And another law prof, Jonathan Turley, similarly opines on the Supreme Court Justice's lawlessness and 'dangerous conceit,' comparing him to Louis XIV
March 7, 2011- In Friday's Daily Beast, University of Colorado law professor Paul Campos called for the removal of Justice Clarence Thomas from the U.S. Supreme Court bench, as based on 20 years of scofflaw, criminal behavior in withholding disclosure information on his wife Virginia "Ginni" Thomas' hundreds of thousands of dollars of income from Rightwing organizations which also happened to benefit from Thomas' votes on a number of SCOTUS opinions, including last year's infamous Citizens United decision.
Several weeks ago, The BRAD BLOG was among the first to specifically detail Thomas' years of "knowing and willful" violations of the U.S. criminal code, even as the mainstream corporate media largely ignored or downplayed those violations of the Rule of Law in their limited coverage.
In his column, Campos speaks to those crimes specifically, echoing our own analysis that they "certainly constitute a misdemeanor, and quite probably a felony, under federal law."
The law professor gives voice to the same questions so many of us have been asking about all of this: "Why is it likely that no consequences will be visited on a Supreme Court justice who has committed a series of criminal offenses? Why is this story not a full-blown scandal? And why did Clarence Thomas do what he did?"
He then goes on to offer the troubling answer to some of those questions by explaining…

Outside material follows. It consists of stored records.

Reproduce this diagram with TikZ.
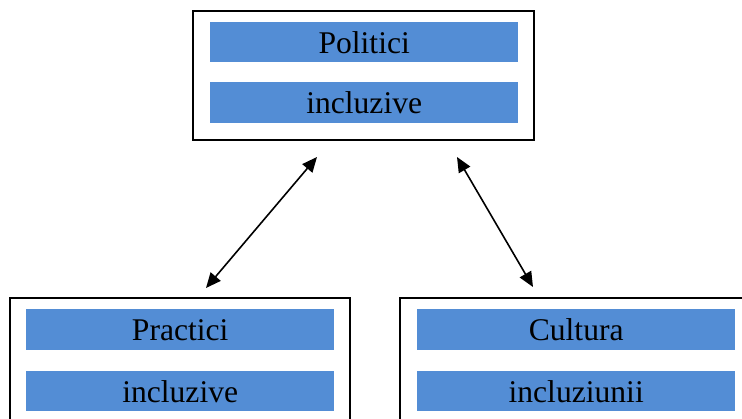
\documentclass[tikz,border=0pt]{standalone}
\usepackage{fontspec}
\setmainfont{Liberation Serif}
\usetikzlibrary{arrows.meta}
\definecolor{barblue}{RGB}{83,141,213}
\begin{document}
\begin{tikzpicture}[x=1pt,y=-1pt,
  outerbox/.style={draw=black, line width=2pt, fill=white},
  bar/.style={fill=barblue, draw=none, inner sep=0pt, anchor=north west,
    font=\fontsize{31.6}{36}\selectfont, text=black},
  link/.style={line width=1.6pt, {Triangle[length=15pt,width=13pt]}-{Triangle[length=15pt,width=13pt]}}]
\useasboundingbox (0,0) rectangle (742,419);
\clip (0,0) rectangle (742,419);
% outer boxes
\draw[outerbox] (193,11) rectangle (534,140);
\node[inner sep=0pt] (top) at (363.5,75.5) {};
\draw[outerbox] (10,298) rectangle (350,440);
\node[inner sep=0pt] (left) at (180,369) {};
\draw[outerbox] (400,298) rectangle (760,440);
\node[inner sep=0pt] (right) at (580,369) {};
% bars
\node[bar, minimum width=308pt, minimum height=40pt] (t1) at (210,22) {Politici};
\node[bar, minimum width=308pt, minimum height=41pt] (t2) at (210,82) {incluzive};
\node[bar, minimum width=308pt, minimum height=41pt] (l1) at (26,309) {Practici};
\node[bar, minimum width=308pt, minimum height=40pt] (l2) at (26,371) {incluzive};
\node[bar, minimum width=318pt, minimum height=41pt] (r1) at (417,309) {Cultura};
\node[bar, minimum width=318pt, minimum height=40pt] (r2) at (417,371) {incluziunii};
% connector ends
\coordinate (a1) at (317,157);
\coordinate (a2) at (206,288);
\coordinate (b1) at (457,157);
\coordinate (b2) at (533,287);
\draw[link] (a1) -- (a2);
\draw[link] (b1) -- (b2);
\end{tikzpicture}
\end{document}
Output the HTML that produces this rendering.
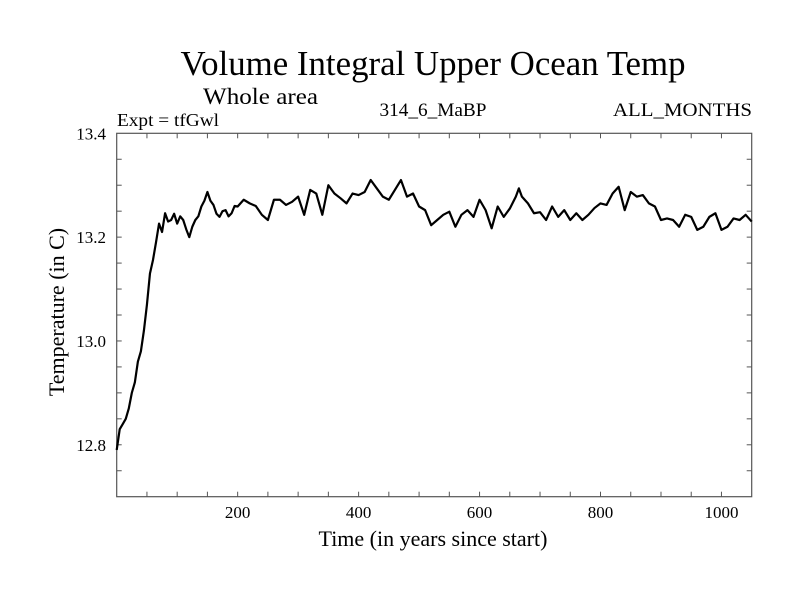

Thomas is very unlikely to be prosecuted or otherwise sanctioned for the simple reason that, in the United States in 2011, we have a two-tiered system of laws. … despite living in a country with an unusually harsh criminal code that has created by far the biggest prison population in the world, our political and financial elites operate with something approaching complete impunity, safe in the knowledge that demands they be subjected to the same laws as everybody else will be ignored.
The entire column is a must-read, as it speaks to the heart of the outrage — and the double-standards — for which the privileged elite in this country, such as the Thomases, and their criminal brethren at, for example, the U.S. Chamber of Commerce, are no longer subject to the same Rule of Law that you and I and the majority of U.S. citizens are subject to. As Campos observes:
This in turn helps explain why a Supreme Court justice's egregious flouting of the law doesn't rise to the level of a significant public scandal: Because nothing is going to happen to Thomas, the fact that he has spent the last several years repeatedly flipping off the very same legal system that has made him one of the most powerful people in the country doesn't qualify as significant news. In America today, after all, the president orders American citizens to be assassinated with no trial, investment bankers steal billions, prisoners are tortured in flagrant violation of both U.S. and international law, and the legal system simply looks the other way
In Sunday's Los Angeles Times, another law professor, Jonathan Turley of Georgetown University, also takes an op-ed run at Thomas' "dangerous conceit" in flaunting the Rule of Law, by comparing his speech to the Federalist Society last month, in which he "defended" himself against the well-documented charges by playing the victim and claiming that those who felt he should be subject to the same system of justice as the rest of us were, in fact, "undermining" the court itself while he and his wife Ginni were simply devoting their lives to "defending liberty."